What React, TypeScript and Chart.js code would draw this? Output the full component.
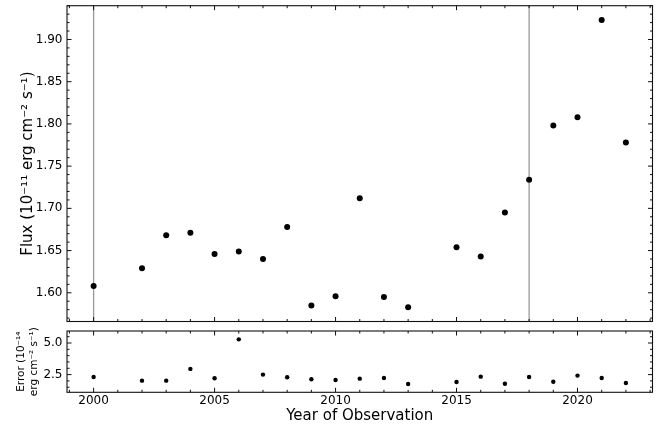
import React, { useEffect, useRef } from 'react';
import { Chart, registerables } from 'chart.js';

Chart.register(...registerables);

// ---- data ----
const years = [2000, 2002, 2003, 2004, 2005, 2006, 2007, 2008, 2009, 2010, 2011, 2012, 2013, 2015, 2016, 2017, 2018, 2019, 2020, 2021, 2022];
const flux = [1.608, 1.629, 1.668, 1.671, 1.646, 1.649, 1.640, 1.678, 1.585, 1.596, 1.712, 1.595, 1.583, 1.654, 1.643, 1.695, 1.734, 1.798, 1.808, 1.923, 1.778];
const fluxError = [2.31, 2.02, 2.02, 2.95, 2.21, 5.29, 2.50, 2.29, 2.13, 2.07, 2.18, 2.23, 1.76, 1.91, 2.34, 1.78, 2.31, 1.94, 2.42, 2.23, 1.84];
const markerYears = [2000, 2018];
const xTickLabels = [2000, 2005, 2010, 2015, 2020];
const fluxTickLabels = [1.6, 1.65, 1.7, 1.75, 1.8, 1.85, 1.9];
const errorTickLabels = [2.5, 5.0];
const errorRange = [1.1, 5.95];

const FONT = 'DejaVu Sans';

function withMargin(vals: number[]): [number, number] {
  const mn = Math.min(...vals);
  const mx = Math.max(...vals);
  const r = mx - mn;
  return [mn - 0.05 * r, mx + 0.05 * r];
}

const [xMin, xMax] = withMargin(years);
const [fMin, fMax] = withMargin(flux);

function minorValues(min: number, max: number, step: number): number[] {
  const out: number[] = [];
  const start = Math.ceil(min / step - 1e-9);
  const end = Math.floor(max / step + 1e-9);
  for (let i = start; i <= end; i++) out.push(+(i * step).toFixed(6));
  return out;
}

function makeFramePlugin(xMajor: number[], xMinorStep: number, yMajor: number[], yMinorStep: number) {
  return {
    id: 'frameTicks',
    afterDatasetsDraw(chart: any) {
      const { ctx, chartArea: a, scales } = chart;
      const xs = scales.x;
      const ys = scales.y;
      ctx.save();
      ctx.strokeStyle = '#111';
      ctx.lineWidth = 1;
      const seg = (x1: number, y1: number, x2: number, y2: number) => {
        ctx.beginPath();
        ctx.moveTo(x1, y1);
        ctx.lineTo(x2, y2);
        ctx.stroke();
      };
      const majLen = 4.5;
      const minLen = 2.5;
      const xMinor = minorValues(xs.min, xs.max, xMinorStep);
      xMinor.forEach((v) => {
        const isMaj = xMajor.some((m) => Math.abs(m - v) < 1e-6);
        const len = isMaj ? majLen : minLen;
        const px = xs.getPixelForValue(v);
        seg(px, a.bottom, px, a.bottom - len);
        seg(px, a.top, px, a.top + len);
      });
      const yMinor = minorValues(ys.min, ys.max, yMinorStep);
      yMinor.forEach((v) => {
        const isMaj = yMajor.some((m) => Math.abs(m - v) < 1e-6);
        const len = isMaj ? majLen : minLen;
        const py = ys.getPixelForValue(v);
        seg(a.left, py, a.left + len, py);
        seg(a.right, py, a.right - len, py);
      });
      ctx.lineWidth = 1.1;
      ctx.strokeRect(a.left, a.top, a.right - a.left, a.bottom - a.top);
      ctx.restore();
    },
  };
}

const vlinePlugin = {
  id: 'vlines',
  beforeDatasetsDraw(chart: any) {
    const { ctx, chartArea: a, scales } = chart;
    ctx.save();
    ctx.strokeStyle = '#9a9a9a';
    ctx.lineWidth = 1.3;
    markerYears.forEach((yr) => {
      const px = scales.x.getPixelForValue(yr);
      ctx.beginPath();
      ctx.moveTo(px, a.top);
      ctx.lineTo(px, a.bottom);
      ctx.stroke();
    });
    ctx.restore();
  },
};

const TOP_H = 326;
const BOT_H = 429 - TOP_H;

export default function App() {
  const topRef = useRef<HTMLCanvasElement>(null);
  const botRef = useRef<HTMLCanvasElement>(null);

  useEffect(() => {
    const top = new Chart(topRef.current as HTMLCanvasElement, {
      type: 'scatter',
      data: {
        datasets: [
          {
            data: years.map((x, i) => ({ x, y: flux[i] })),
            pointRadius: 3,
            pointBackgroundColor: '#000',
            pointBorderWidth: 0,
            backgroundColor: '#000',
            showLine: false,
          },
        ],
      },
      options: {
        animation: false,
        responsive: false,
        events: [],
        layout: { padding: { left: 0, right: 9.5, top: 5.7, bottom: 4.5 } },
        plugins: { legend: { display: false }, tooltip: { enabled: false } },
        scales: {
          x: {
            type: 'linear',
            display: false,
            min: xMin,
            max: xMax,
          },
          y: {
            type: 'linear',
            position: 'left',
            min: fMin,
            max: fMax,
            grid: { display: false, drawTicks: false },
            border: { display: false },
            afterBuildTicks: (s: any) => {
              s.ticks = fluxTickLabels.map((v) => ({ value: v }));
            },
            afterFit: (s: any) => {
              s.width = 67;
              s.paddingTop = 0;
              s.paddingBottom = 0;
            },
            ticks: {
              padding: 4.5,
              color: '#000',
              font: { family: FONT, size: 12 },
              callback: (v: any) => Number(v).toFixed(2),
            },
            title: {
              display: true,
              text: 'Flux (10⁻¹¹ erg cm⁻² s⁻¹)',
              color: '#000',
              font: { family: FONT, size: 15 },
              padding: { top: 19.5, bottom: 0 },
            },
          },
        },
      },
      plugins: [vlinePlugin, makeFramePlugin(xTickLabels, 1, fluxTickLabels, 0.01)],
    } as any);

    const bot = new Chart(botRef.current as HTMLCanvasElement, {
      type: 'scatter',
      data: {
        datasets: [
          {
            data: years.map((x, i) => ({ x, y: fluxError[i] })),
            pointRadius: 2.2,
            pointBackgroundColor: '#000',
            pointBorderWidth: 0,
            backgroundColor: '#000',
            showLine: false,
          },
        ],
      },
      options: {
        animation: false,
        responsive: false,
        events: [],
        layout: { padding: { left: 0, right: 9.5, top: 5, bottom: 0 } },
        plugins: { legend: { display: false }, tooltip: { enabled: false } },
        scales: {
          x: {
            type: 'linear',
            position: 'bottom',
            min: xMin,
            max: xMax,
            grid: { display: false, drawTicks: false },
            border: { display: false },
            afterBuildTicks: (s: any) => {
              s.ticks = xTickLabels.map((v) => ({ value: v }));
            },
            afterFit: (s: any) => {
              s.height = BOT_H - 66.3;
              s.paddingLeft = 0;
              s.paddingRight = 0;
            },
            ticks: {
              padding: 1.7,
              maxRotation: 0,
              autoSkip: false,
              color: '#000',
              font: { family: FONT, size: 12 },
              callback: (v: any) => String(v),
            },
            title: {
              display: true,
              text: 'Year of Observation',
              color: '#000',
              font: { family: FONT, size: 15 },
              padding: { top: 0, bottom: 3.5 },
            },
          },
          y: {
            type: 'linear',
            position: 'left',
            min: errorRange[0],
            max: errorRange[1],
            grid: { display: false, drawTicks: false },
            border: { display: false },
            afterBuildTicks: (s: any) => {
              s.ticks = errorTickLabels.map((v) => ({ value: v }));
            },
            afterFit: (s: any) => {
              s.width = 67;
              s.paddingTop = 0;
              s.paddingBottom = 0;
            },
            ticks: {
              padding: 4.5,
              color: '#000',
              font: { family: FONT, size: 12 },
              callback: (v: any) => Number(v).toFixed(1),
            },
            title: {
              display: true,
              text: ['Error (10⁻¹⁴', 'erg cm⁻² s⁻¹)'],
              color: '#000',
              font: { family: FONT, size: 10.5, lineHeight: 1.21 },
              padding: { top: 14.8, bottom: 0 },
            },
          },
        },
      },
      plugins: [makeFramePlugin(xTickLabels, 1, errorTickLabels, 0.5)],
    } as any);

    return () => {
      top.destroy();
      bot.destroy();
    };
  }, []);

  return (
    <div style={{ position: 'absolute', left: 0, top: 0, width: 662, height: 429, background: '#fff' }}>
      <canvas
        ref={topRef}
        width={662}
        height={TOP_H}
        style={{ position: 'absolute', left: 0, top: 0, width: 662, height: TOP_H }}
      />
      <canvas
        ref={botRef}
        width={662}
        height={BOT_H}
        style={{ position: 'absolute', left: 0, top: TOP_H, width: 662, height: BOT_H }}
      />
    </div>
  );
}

----

- _Exercise aim_
Please restate the material above line by line, exactly, beginning at its first line and ending with the line that contains "Chart.register(...registerables);", without any pictures.

- _Worked answer_
What React, TypeScript and Chart.js code would draw this? Output the full component.
import React, { useEffect, useRef } from 'react';
import { Chart, registerables } from 'chart.js';

Chart.register(...registerables);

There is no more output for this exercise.